» **WHAT THE TASK ASKS**: Write out only the lines from the start of the entries up to and including the line with "Serif, Times New"; please skip the pictures.
+ + + +
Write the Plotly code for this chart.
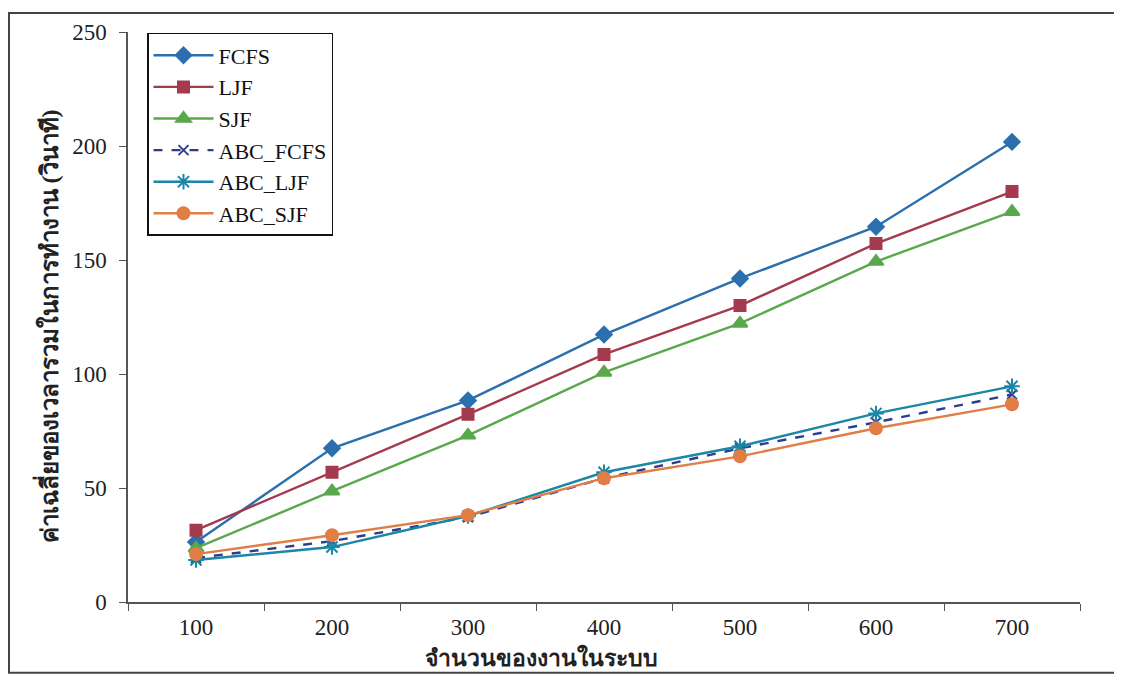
import plotly.graph_objects as go

categories = ["100", "200", "300", "400", "500", "600", "700"]
fcfs = [26.3, 67.4, 88.4, 117.3, 141.9, 164.6, 201.8]
ljf = [31.5, 56.9, 82.3, 108.6, 130.0, 157.2, 180.0]
sjf = [23.6, 48.6, 73.1, 100.7, 122.2, 149.3, 171.2]
abc_fcfs = [19.3, 26.7, 37.2, 54.3, 67.4, 78.8, 91.0]
abc_ljf = [18.4, 24.1, 37.7, 56.9, 68.3, 82.7, 94.6]
abc_sjf = [21.0, 29.3, 38.1, 54.3, 63.9, 76.2, 86.7]
y_ticks = [0, 50, 100, 150, 200, 250]

x_title = "จำนวนของงานในระบบ"
y_title = "ค่าเฉลี่ยของเวลารวมในการทำงาน (วินาที)"

serif = "Liberation Serif, Times New Roman, serif"

series = [
    ("FCFS", fcfs, "#2b6fae", "solid", "diamond", 12),
    ("LJF", ljf, "#a33a4e", "solid", "square", 11),
    ("SJF", sjf, "#5aa84c", "solid", "triangle-up", 13),
    ("ABC_FCFS", abc_fcfs, "#2d3d8e", "dash", "x-thin-open", 10),
    ("ABC_LJF", abc_ljf, "#1b86a6", "solid", "asterisk-open", 13),
    ("ABC_SJF", abc_sjf, "#e07e45", "solid", "circle", 12),
]

fig = go.Figure()
for name, vals, color, dash, sym, size in series:
    fig.add_trace(go.Scatter(
        x=categories, y=vals, name=name, mode="lines+markers",
        line=dict(color=color, width=2.4, dash=dash),
        marker=dict(symbol=sym, size=size, color=color,
                    line=dict(color=color, width=2)),
    ))

# page is offset by the body margin (8px)
OFF = 8
W, H = 1122, 679
L, R, T, B = 128 - OFF, 1080 - OFF, 29 - OFF, 602 - OFF
pw, ph = R - L, B - T

def px_x(x):
    return (x - OFF - L) / pw

def px_y(y):
    return (B - (y - OFF)) / ph

fig.update_layout(
    width=W, height=H,
    margin=dict(l=L, r=W - R, t=T, b=H - B),
    paper_bgcolor="white", plot_bgcolor="white",
    font=dict(family=serif, size=23, color="#222"),
    showlegend=True,
    legend=dict(x=px_x(147), y=px_y(30), xanchor="left", yanchor="top",
                bgcolor="white", bordercolor="#111", borderwidth=1.5,
                font=dict(family=serif, size=22, color="#111"),
                tracegroupgap=0, itemwidth=60),
    xaxis=dict(type="category", range=[-0.5, 6.5], showgrid=False,
               showline=True, linecolor="#555", linewidth=1.5,
               ticks="outside", ticklen=7, tickcolor="#555", tickson="boundaries",
               ticklabelstandoff=4,
               tickfont=dict(family=serif, size=23, color="#222"), zeroline=False),
    yaxis=dict(range=[0, 250], tickvals=y_ticks, showgrid=False,
               showline=True, linecolor="#555", linewidth=1.5,
               ticks="outside", ticklen=7, tickcolor="#555",
               ticklabelstandoff=8,
               tickfont=dict(family=serif, size=23, color="#222"), zeroline=False),
    shapes=[dict(type="rect", xref="paper", yref="paper",
                 x0=px_x(9), x1=px_x(1119), y0=px_y(673), y1=px_y(10),
                 line=dict(color="#444", width=2), fillcolor="rgba(0,0,0,0)", layer="below")],
    annotations=[
        dict(text="<b>" + x_title + "</b>", xref="paper", yref="paper",
             x=px_x(541), y=px_y(658), xanchor="center", yanchor="middle",
             showarrow=False, font=dict(family=serif, size=23, color="#222")),
        dict(text="<b>" + y_title + "</b>", xref="paper", yref="paper",
             x=px_x(47), y=px_y(325), xanchor="center", yanchor="middle",
             showarrow=False, textangle=-90,
             font=dict(family=serif, size=24, color="#222")),
    ],
)

fig.write_html("out.html")
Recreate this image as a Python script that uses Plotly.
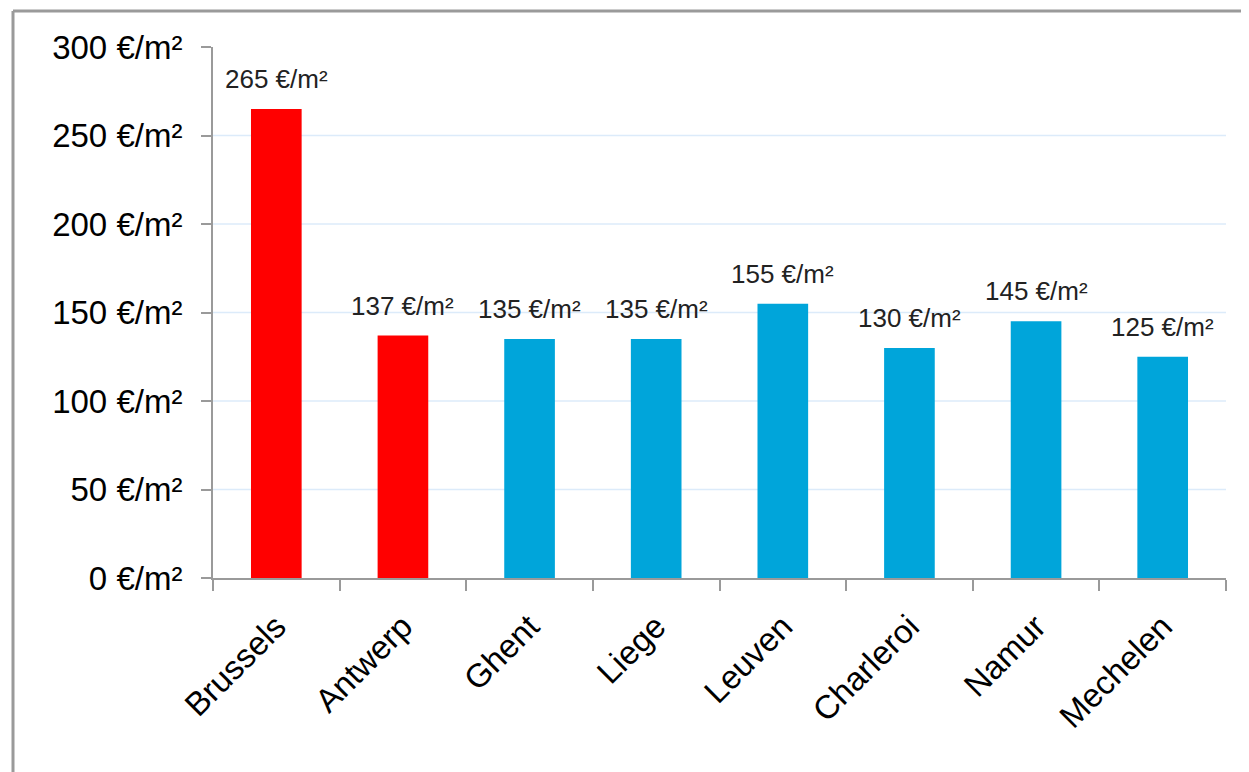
import plotly.graph_objects as go

cities = ["Brussels", "Antwerp", "Ghent", "Liege", "Leuven", "Charleroi", "Namur", "Mechelen"]
prices = [265, 137, 135, 135, 155, 130, 145, 125]
bar_colors = ["#FF0000", "#FF0000", "#00A5DA", "#00A5DA", "#00A5DA", "#00A5DA", "#00A5DA", "#00A5DA"]
tick_vals = [0, 50, 100, 150, 200, 250, 300]
tick_text = [f"{v} €/m²" for v in tick_vals]
grid_vals = [50, 100, 150, 200, 250]
label_text = [f"{v} €/m²" for v in prices]

FONT = "Liberation Sans, Arial, sans-serif"

fig = go.Figure()
fig.add_trace(go.Bar(x=cities, y=prices, marker=dict(color=bar_colors, line=dict(width=0)),
                     hoverinfo="x+y"))

shapes = []
for g in grid_vals:
    shapes.append(dict(type="line", xref="paper", yref="y", x0=0, x1=1, y0=g, y1=g,
                       line=dict(color="#DCEBFA", width=1.5), layer="below"))
# outer frame (left and top edges; the rest lies outside the picture)
fx0 = (13 - 213) / 1013
fy1 = (578 - 11) / 531
shapes.append(dict(type="line", xref="paper", yref="paper", x0=fx0, x1=fx0, y0=-0.6, y1=fy1,
                   line=dict(color="#9A9A9A", width=3), layer="above"))
shapes.append(dict(type="line", xref="paper", yref="paper", x0=fx0, x1=1.1, y0=fy1, y1=fy1,
                   line=dict(color="#9A9A9A", width=3), layer="above"))

annotations = []
for c, v, t in zip(cities, prices, label_text):
    annotations.append(dict(x=c, y=v, xref="x", yref="y", text=t, showarrow=False,
                            yanchor="bottom", yshift=13,
                            font=dict(family=FONT, size=26, color="#222222")))

fig.update_layout(
    width=1241, height=764,
    margin=dict(l=205, r=23, t=39, b=194),
    paper_bgcolor="white", plot_bgcolor="white",
    bargap=0.6,
    showlegend=False,
    shapes=shapes,
    annotations=annotations,
    font=dict(family=FONT, color="black"),
    xaxis=dict(
        tickangle=-45, tickfont=dict(size=33, family=FONT, color="black"),
        showline=True, linecolor="#9A9A9A", linewidth=2,
        ticks="outside", ticklen=11, tickcolor="#9A9A9A", tickwidth=2,
        tickson="boundaries", showgrid=False, ticklabelstandoff=14,
    ),
    yaxis=dict(
        range=[0, 300], tickvals=tick_vals, ticktext=tick_text,
        tickfont=dict(size=33, family=FONT, color="black"),
        showline=True, linecolor="#9A9A9A", linewidth=2,
        ticks="outside", ticklen=10, tickcolor="#9A9A9A", tickwidth=2,
        showgrid=False, zeroline=False, ticklabelstandoff=12,
    ),
)

fig.write_html("out.html")
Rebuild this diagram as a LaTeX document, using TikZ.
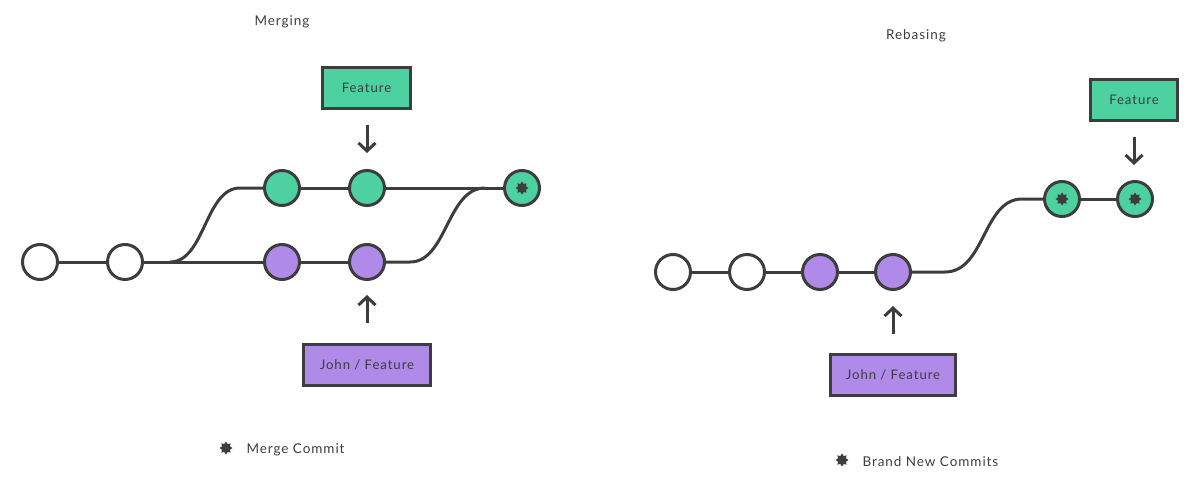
\documentclass[tikz,border=0pt]{standalone}
\usepackage{fontspec}
\setmainfont{Lato}[LetterSpace=7]
\usetikzlibrary{arrows.meta,shapes.geometric}
\definecolor{dk}{HTML}{3D3D3D}
\definecolor{gr}{HTML}{4DD1A0}
\definecolor{pu}{HTML}{B08AE8}
\tikzset{
  commit/.style={circle,draw=dk,line width=3pt,minimum size=35pt,inner sep=0pt},
  wc/.style={commit,fill=white},
  gc/.style={commit,fill=gr},
  pc/.style={commit,fill=pu},
  branchbox/.style={draw=dk,line width=3pt,inner sep=0pt,text=dk,font=\fontsize{13.2}{15}\selectfont},
  edge/.style={draw=dk,line width=3pt},
  pointer/.style={draw=dk,line width=3pt,-{Straight Barb[length=8pt,width=17pt,line width=3pt]}},
  lbl/.style={text=dk,font=\fontsize{13.5}{15}\selectfont},
  ast/.style={star,star points=8,star point ratio=1.5,fill=dk,inner sep=0pt,minimum size=13pt},
}
\begin{document}
\begin{tikzpicture}[x=1pt,y=-1pt]
\useasboundingbox (0,0) rectangle (1189,477);
% ---------- Merging ----------
\node[lbl] (tm) at (282,21.5) {Merging};
\node[wc] (a1) at (40,262) {};
\node[wc] (a2) at (125,262) {};
\node[gc] (g1) at (282,188) {};
\node[gc] (g2) at (367,188) {};
\node[gc] (mc) at (522,188) {};
\node[ast] at (mc) {};
\node[pc] (p1) at (282,262) {};
\node[pc] (p2) at (367,262) {};
\coordinate (s1) at (170,262);
\coordinate (s2) at (240,188);
\coordinate (m1) at (410,262);
\coordinate (m2) at (485,188);
\path[edge] (a1) -- (a2);
\path[edge] (a2) -- (p1);
\path[edge] (p1) -- (p2);
\path[edge] (s1) .. controls (205,262) and (205,188) .. (s2) -- (g1);
\path[edge] (g1) -- (g2);
\path[edge] (g2) -- (mc);
\path[edge] (p2) -- (m1) .. controls (447,262) and (447,188) .. (m2);
\node[branchbox,fill=gr,minimum width=88pt,minimum height=41pt] (fb) at (366.5,87.5) {Feature};
\node[branchbox,fill=pu,minimum width=127pt,minimum height=41pt] (jb) at (367,364.5) {John / Feature};
\coordinate (fa) at (367,125);
\coordinate (fe) at (367,153);
\coordinate (ja) at (367,323);
\coordinate (je) at (367,295);
\path[pointer] (fa) -- (fe);
\path[pointer] (ja) -- (je);
\node[ast] (l1) at (226,448) {};
\node[lbl,anchor=west] (l1t) at (243,449.5) {Merge Commit};
% ---------- Rebasing ----------
\node[lbl] (tr) at (916,35.5) {Rebasing};
\node[wc] (b1) at (673,272) {};
\node[wc] (b2) at (747,272) {};
\node[pc] (b3) at (820,272) {};
\node[pc] (b4) at (893,272) {};
\node[gc] (b5) at (1062,199) {};
\node[gc] (b6) at (1135,199) {};
\node[ast] at (b5) {};
\node[ast] at (b6) {};
\coordinate (r1) at (945,272);
\coordinate (r2) at (1022,199);
\path[edge] (b1) -- (b2);
\path[edge] (b2) -- (b3);
\path[edge] (b3) -- (b4);
\path[edge] (b4) -- (r1) .. controls (985,272) and (983,199) .. (r2) -- (b5);
\path[edge] (b5) -- (b6);
\node[branchbox,fill=gr,minimum width=87pt,minimum height=41pt] (fb2) at (1134,99.5) {Feature};
\node[branchbox,fill=pu,minimum width=125pt,minimum height=41pt] (jb2) at (893,374.5) {John / Feature};
\coordinate (fa2) at (1134,137);
\coordinate (fe2) at (1134,165);
\coordinate (ja2) at (893,334);
\coordinate (je2) at (893,306);
\path[pointer] (fa2) -- (fe2);
\path[pointer] (ja2) -- (je2);
\node[ast] (l2) at (842,460) {};
\node[lbl,anchor=west] (l2t) at (859,461.5) {Brand New Commits};
\end{tikzpicture}
\end{document}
+ + + +
» **EXPECTED ANSWER**:
Write the Plotly code for this chart.
import plotly.graph_objects as go

categories = ["100", "200", "300", "400", "500", "600", "700"]
fcfs = [26.3, 67.4, 88.4, 117.3, 141.9, 164.6, 201.8]
ljf = [31.5, 56.9, 82.3, 108.6, 130.0, 157.2, 180.0]
sjf = [23.6, 48.6, 73.1, 100.7, 122.2, 149.3, 171.2]
abc_fcfs = [19.3, 26.7, 37.2, 54.3, 67.4, 78.8, 91.0]
abc_ljf = [18.4, 24.1, 37.7, 56.9, 68.3, 82.7, 94.6]
abc_sjf = [21.0, 29.3, 38.1, 54.3, 63.9, 76.2, 86.7]
y_ticks = [0, 50, 100, 150, 200, 250]

x_title = "จำนวนของงานในระบบ"
y_title = "ค่าเฉลี่ยของเวลารวมในการทำงาน (วินาที)"

serif = "Liberation Serif, Times New Roman, serif"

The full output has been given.